The most important recommendation in the Commission's Report, is that Scottish roads, bridges and ferries should be under the control of the Secretary of State for Scotland, which means that these services would be administered from St. Andrews House and not from London. The Government quickly accepted this recommendation and this transfer will take place in 1956. This will undoubtedly remove an important point of dissatisfaction.
One of the most prevalent arguments in connection with a Scottish Parliament is that it would be continuously dominated by Labour. However, the Covenant claim that this is not the case. They point out that in he last election in the United Kingdom as a whole, Labour polled more votes than Conservatives and National Liberals, combined, whereas in Scotland the situation was reversed by some 80,000 votes.
What evidence is there that the aims of the Covenanters have general public acceptance in Scotland? Politicians in general claim that it is a narrow movement and does not command any wide public acceptance. However, the Covenanters point out that in 1949, they were able to get over two million signatures out of a total Scottish electorate at that time of 3,420,000 endorsing it. This is 40% of the people in Scotland, and would seem, on the face of it, to be quite impressive. However, most of us know that petitions are signed with very little consideration and much of this support is probably due partly at least to the generality of the Covenanters' aims. Though the movement has produced a blue-print of a constitution, its adherents are pledged only to securing "in all loyalty to the Crown and within the framework of the United Kingdom" a Parliament for Scotland "with adequate legislative authority in Scottish Affairs". A clearer definition might bring division among the supporters of this general purpose.
The Covenanters claim to have made private spot checks of the feeling on several occasions. They claim that in Scotstoun, a Glasgow industrial district, in 1950 postcards were sent out to all voters. They say 50% were returned and of all these 80% approved of the Covenant. They also claim that in Kirriemuir in Angus in a plebiscite in 1949, 90% of the voters cast their ballots and of these 80% were in favour of a measure of self-government in Scotland. They want a national plebiscite on the quesiton, but this has been refused by the Government on the basis that this procedure is not part of the constitutional arrangements of the United Kingdom. Legislation is effected by Parliament and the Government said, in effect, that if Home Rule was wanted it was the business of those who wanted it to see that the Members of Parliament pledged to work for it were returned to Parliament. This is constutionally correct, but inasmuch as Members of Parliament just do not make an election issue of Scottish Home Rule, it is clear that other issues outrank it in importance.
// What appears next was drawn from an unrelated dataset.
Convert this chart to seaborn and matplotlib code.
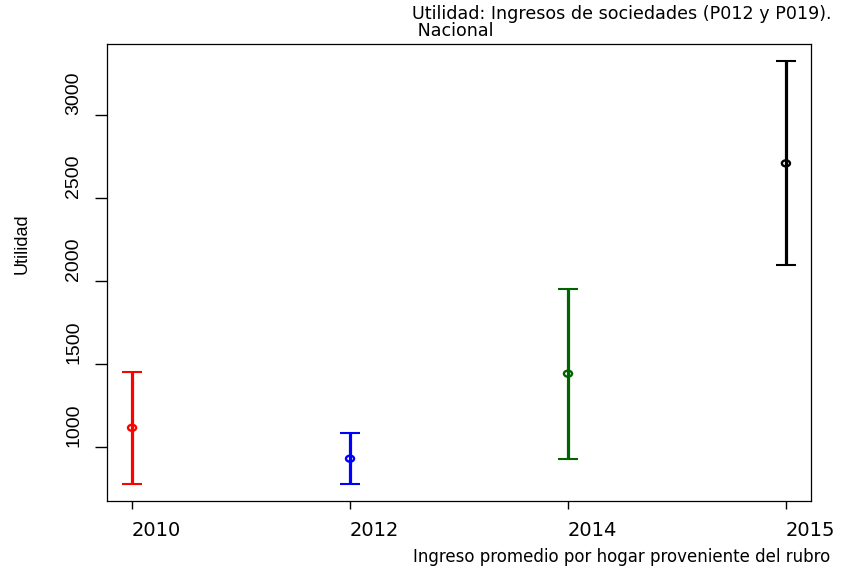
import matplotlib
matplotlib.use("Agg")
import matplotlib.pyplot as plt
from matplotlib.path import Path
import seaborn as sns
import pandas as pd
import numpy as np

years = ["2010", "2012", "2014", "2015"]
means = [1116, 930, 1442, 2709]
lower = [775, 775, 930, 2096]
upper = [1454, 1086, 1954, 3325]
colors = ["#FF0000", "#0000FF", "#006400", "#000000"]
y_ticks = [1000, 1500, 2000, 2500, 3000]

sns.set_theme(style="white")
plt.rcParams['font.family'] = ['DejaVu Sans']
for k in ['text.color', 'axes.labelcolor', 'xtick.color', 'ytick.color', 'axes.edgecolor']:
    plt.rcParams[k] = 'black'

ARIAL = ['Liberation Sans', 'DejaVu Sans']

df = pd.DataFrame({"year": years, "mean": means, "lo": lower, "hi": upper})
df["pos"] = np.arange(len(df))

fig = plt.figure(figsize=(8.42, 5.69), dpi=100)
ax = fig.add_axes([107 / 842, 1 - 501 / 569, (811 - 107) / 842, (501 - 44) / 569])

# slightly wide ellipse marker (open circle look of reference)
t = np.linspace(0, 2 * np.pi, 60)
ell = Path(np.column_stack([1.35 * np.cos(t), np.sin(t)]), closed=True)

sns.scatterplot(data=df, x="pos", y="mean", hue="year", palette=colors, ax=ax,
                marker=ell, s=34, linewidth=1.7, legend=False, zorder=5)
pts = ax.collections[0]
pts.set_edgecolors(pts.get_facecolors())
pts.set_facecolors("none")

for i, r in df.iterrows():
    ax.errorbar(r["pos"], r["mean"],
                yerr=[[r["mean"] - r["lo"]], [r["hi"] - r["mean"]]],
                fmt="none", ecolor=colors[i], elinewidth=2.3, capsize=7.2, capthick=1.5,
                zorder=3)

ax.set_xlim(-0.115, 3.115)
ax.set_ylim(675, 3428)
ax.set_xticks(df["pos"])
ax.set_xticklabels(years, fontsize=14)
ax.set_yticks(y_ticks)
ax.set_yticklabels([str(v) for v in y_ticks], fontsize=14, family=ARIAL)
ax.tick_params(axis="x", direction="out", length=5.8, width=1, bottom=True, pad=8.6)
ax.tick_params(axis="y", direction="out", length=8.6, width=1, left=True, pad=12.2)
for lab in ax.get_xticklabels():
    lab.set_ha("left")
for lab in ax.get_yticklabels():
    lab.set_rotation(90)
    lab.set_rotation_mode("anchor")
    lab.set_ha("left")
    lab.set_va("baseline")
for s in ax.spines.values():
    s.set_visible(True)
    s.set_color("black")
    s.set_linewidth(0.9)
ax.set_xlabel("")
ax.set_ylabel("")

fig.text(412 / 842, 1 - 5 / 569, "Utilidad: Ingresos de sociedades (P012 y P019).\n Nacional",
         ha="left", va="top", fontsize=12.6, linespacing=0.95)
fig.text(413 / 842, 1 - 562 / 569, "Ingreso promedio por hogar proveniente del rubro",
         ha="left", va="baseline", fontsize=12)
fig.text(22 / 842, 1 - 244 / 569, "Utilidad", rotation=90, ha="center", va="center",
         fontsize=13, family=ARIAL)

fig.savefig("out.png", dpi=100)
Conservative members are more concerned with preventing the return of a Socialist Government committed to further nationalisation and Labour candidates are more interested in advancing that cause.
It would seem that a possible step would be for the Covenanters to put up their own candidates and contest seats in Parliament. They say that if they were to do this it would result in defeat of many Conservative candidates and weigh the scales heavily in favor of Labour. They certainly do not want the return of a Labour Government because Labour has given no evidence of sympathy at all for political devolution and much less than the Conservatives for administrative devolution for Scotland.
If their cause has wide-spread support, it should be possible for them to arrange for town or city councils to take a plebiscite at the time of their regular election. However, they say that what stops this is the fact that the Government have control over all such spending by councils and they will not approve the appropriation of money for such a purpose. They say they have pretty well arranged for a plebiscite in Falkirk this year. It seems the Council there has a common good fund which does not come under the control of the Secretary of State and which they can use for such purposes as they desire. They believe that the Council there will approve of a plebiscite to be financed from that fund.
If so, while the result will be very interesting indeed it will be by no means conclusive. The wording would be all important. I think there is no doubt that any Scot who was asked if he favoured more control of Scottish affairs by Scotsmen in Scotland, would answer in the affirmative. But the trouble would start as soon as an attempt was made to spell out just what control would be exercised, on what basis of finance and all the details that would be necessary in order to carry the policy to a conclusion.
There is no clear-cut answer to the whole matter. There is no question that the more administrative devolution takes place the less pressure there will be for any form of political devolution. It is likewise certain that the more Scottish affairs are administered from St. Andrews House in Edinburgh, the closer the Government will be to the Scots people. This is most desirable from the standpoint of good Government and in the interest of peace and harmony between Scotland and England.
"The Scotsman", the national newspaper of Scotland, has always been considered to be sympathetic to those elements in Scotland which over the years have pressed for more control of Scottish affairs by Scotsmen in Scotland. This sympathy and editorial support has never quite extended to the point where "The Scotsman" has advocated a Parliament for Scotland. They do support continuing administrative devolution of Scottish affairs to Scotland and it would seem to me that this is a very sound policy to pursue and very much in the best interests of both Scotland and England.
I think anyone who intimated this whole problem has any imminence of becoming a serious factor in the good relationship between England and Scotland is considerably exaggerating its importance. However, this is the kind of problem which, if not given sympathetic and intelligent consideration, can grow in importance and be much more difficult to settle in the future.
I believe in recent years the British governments have by their transfer of administration from London to Edinburgh done much to placate Scottish feelings and while I would expect "The Scotsman", I am speaking of the newspaper, to continue to support those who want more and more control of Scottish affairs exercised in Scotland, I would not expect that it would feel that it had to advocate anything more drastic if administrative devolution continues to take place on a reasonable basis over the future years.
THANKS OF THE MEETING were expressed by Dr. Clarence B. Crummey.